The new design and features will begin to roll out Wednesday, though it could take a couple weeks before all users get the update.
As part of the new look, Uber will more clearly spell out how much it will cost to reach a destination in different types of available cars and estimate how long it will take to get there. The app will also recommend the best places to be picked up in congested areas to make it easier for the driver and rider.
The reprogrammed app also will study a rider’s traveling history and list frequently ordered destinations as “shortcuts” so they can be chosen with a tap instead of having to type in an address.
In another time-saving move that will test how much users trust the app with their personal information, Uber plans to introduce an option by next month that will allow users to give the app access to their calendars so addresses listed in an entry can automatically appear near the time of the appointment.

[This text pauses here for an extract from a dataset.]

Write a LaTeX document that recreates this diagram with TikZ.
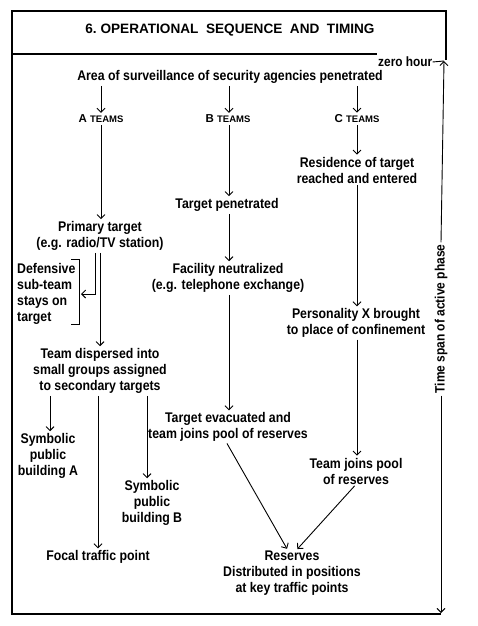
\documentclass[tikz,border=0pt]{standalone}
\usepackage{fontspec}
\setmainfont{Liberation Sans}[FakeStretch=0.88]
\newfontfamily\plainsans{Liberation Sans}
\usetikzlibrary{arrows.meta}
\begin{document}
\begin{tikzpicture}[x=1pt,y=-1pt,
  lbl/.style={font=\fontsize{14}{16}\selectfont\bfseries, align=center, inner sep=0pt},
  teamlbl/.style={font=\plainsans\fontsize{11.5}{12}\selectfont\bfseries, inner sep=0pt},
  titlelbl/.style={font=\plainsans\fontsize{13.6}{16}\selectfont\bfseries, inner sep=0pt},
  arr/.style={-{Straight Barb[length=4pt,width=8pt]}, line width=0.9pt, shorten <=2pt, shorten >=2pt},
  framel/.style={line width=1.2pt}]
\useasboundingbox (0,0) rectangle (477,626);

% frame
\draw[framel] (446,60) -- (446,11) -- (12,11) -- (12,614) -- (441,614);
\draw[framel] (12,54) -- (377,54);

\node[titlelbl] (title) at (230,30) {6.\ OPERATIONAL\ \ SEQUENCE\ \ AND\ \ TIMING};
\node[font=\fontsize{13.5}{14}\selectfont\bfseries, inner sep=0pt, anchor=west] (zh) at (378,62) {zero hour};

% time span
\coordinate (spantop) at (444,61);
\coordinate (spanbot) at (441,613);
\node[font=\fontsize{13.6}{14}\selectfont\bfseries, rotate=90, inner sep=2pt] (span) at (441,319) {Time span of active phase};
\draw[line width=0.9pt] (zh.east) -- (spantop);
\draw[line width=0.9pt, -{Straight Barb[length=4pt,width=8pt]}] (span.east) -- (spantop);
\draw[line width=0.9pt, -{Straight Barb[length=4pt,width=8pt]}] (span.west) -- (spanbot);

% top
\node[lbl] (area) at (230,77) {Area of surveillance of security agencies penetrated};
\node[teamlbl] (ta) at (101,119) {A \fontsize{9.5}{10}\selectfont TEAMS};
\node[teamlbl] (tb) at (228,119) {B \fontsize{9.5}{10}\selectfont TEAMS};
\node[teamlbl] (tc) at (357,119) {C \fontsize{9.5}{10}\selectfont TEAMS};
\coordinate (xa) at (101,0);
\coordinate (xb) at (229,0);
\coordinate (xc) at (357,0);
\draw[arr] (area.south -| xa) -- (ta.north -| xa);
\draw[arr] (area.south -| xb) -- (tb.north -| xb);
\draw[arr] (area.south -| xc) -- (tc.north -| xc);

% A column
\node[lbl] (prim) at (100,236) {Primary target\\(e.g. radio/TV station)};
\node[lbl, align=left, anchor=west] (def) at (17,294) {Defensive\\sub-team\\stays on\\target};
\node[lbl] (disp) at (100,371) {Team dispersed into\\small groups assigned\\to secondary targets};
\node[lbl] (symA) at (48,456) {Symbolic\\public\\building A};
\node[lbl] (symB) at (152,503) {Symbolic\\public\\building B};
\node[lbl] (focal) at (98,557) {Focal traffic point};
\coordinate (bk) at (81,294);
\coordinate (xd) at (95,0);
\coordinate (xp) at (100,0);
\coordinate (xsa) at (50,0);
\coordinate (xf) at (98,0);
\coordinate (xsb) at (147,0);
\draw[arr] (ta.south -| xa) -- (prim.north -| xa);
\draw[line width=0.9pt] (71,259) -- (79,259) -- (79,324) -- (71,324);
\draw[arr, shorten >=0pt] (prim.south -| xd) |- (bk);
\draw[arr] (prim.south -| xp) -- (disp.north -| xp);
\draw[arr] (disp.south -| xsa) -- (symA.north -| xsa);
\draw[arr] (disp.south -| xf) -- (focal.north -| xf);
\draw[arr] (disp.south -| xsb) -- (symB.north -| xsb);

% B column
\node[lbl] (tpen) at (227,205) {Target penetrated};
\node[lbl] (fac) at (228,278) {Facility neutralized\\(e.g. telephone exchange)};
\node[lbl] (tevac) at (228,427) {Target evacuated and\\team joins pool of reserves};
\draw[arr] (tb.south -| xb) -- (tpen.north -| xb);
\draw[arr] (tpen.south -| xb) -- (fac.north -| xb);
\draw[arr] (fac.south -| xb) -- (tevac.north -| xb);

% C column
\node[lbl] (res) at (357,170) {Residence of target\\reached and entered};
\node[lbl] (pers) at (356,323) {Personality X brought\\to place of confinement};
\node[lbl] (tjoin) at (356,471) {Team joins pool\\of reserves};
\draw[arr] (tc.south -| xc) -- (res.north -| xc);
\draw[arr] (res.south -| xc) -- (pers.north -| xc);
\draw[arr] (pers.south -| xc) -- (tjoin.north -| xc);

% reserves
\node[lbl] (resv) at (292,573) {Reserves\\Distributed in positions\\at key traffic points};
\draw[arr] ([xshift=-2pt]tevac.south) -- ([xshift=-4pt]resv.north);
\draw[arr] (tjoin.south) -- ([xshift=4pt]resv.north);
\end{tikzpicture}
\end{document}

Another feature coming in December also could creep out some people: It will seek access to users’ address books so they can ask for a ride to go see a friend, relative or colleague rather than entering an address.
If the address-book feature is activated, Uber’s app will contact the designated person to inquire if they are willing to share their location with the user seeking to come see them. The request will be made within the app if the person designated at the end of the ride also has Uber installed on the phone. Otherwise, the request will be sent through a text message to the mobile number listed in the address book.
Uber doesn’t see a privacy issue because users will have to agree to allow the app to scan their calendars and address books. And people whose locations are being sought through the new address-book feature will be able to decide if they want to share the information with the Uber rider seeking it.
The redesigned app also will offer other features from other services that Uber riders might enjoy during the trip to their destination. The additions include the ability to check out restaurant reviews through Yelp and listen to music on Pandora.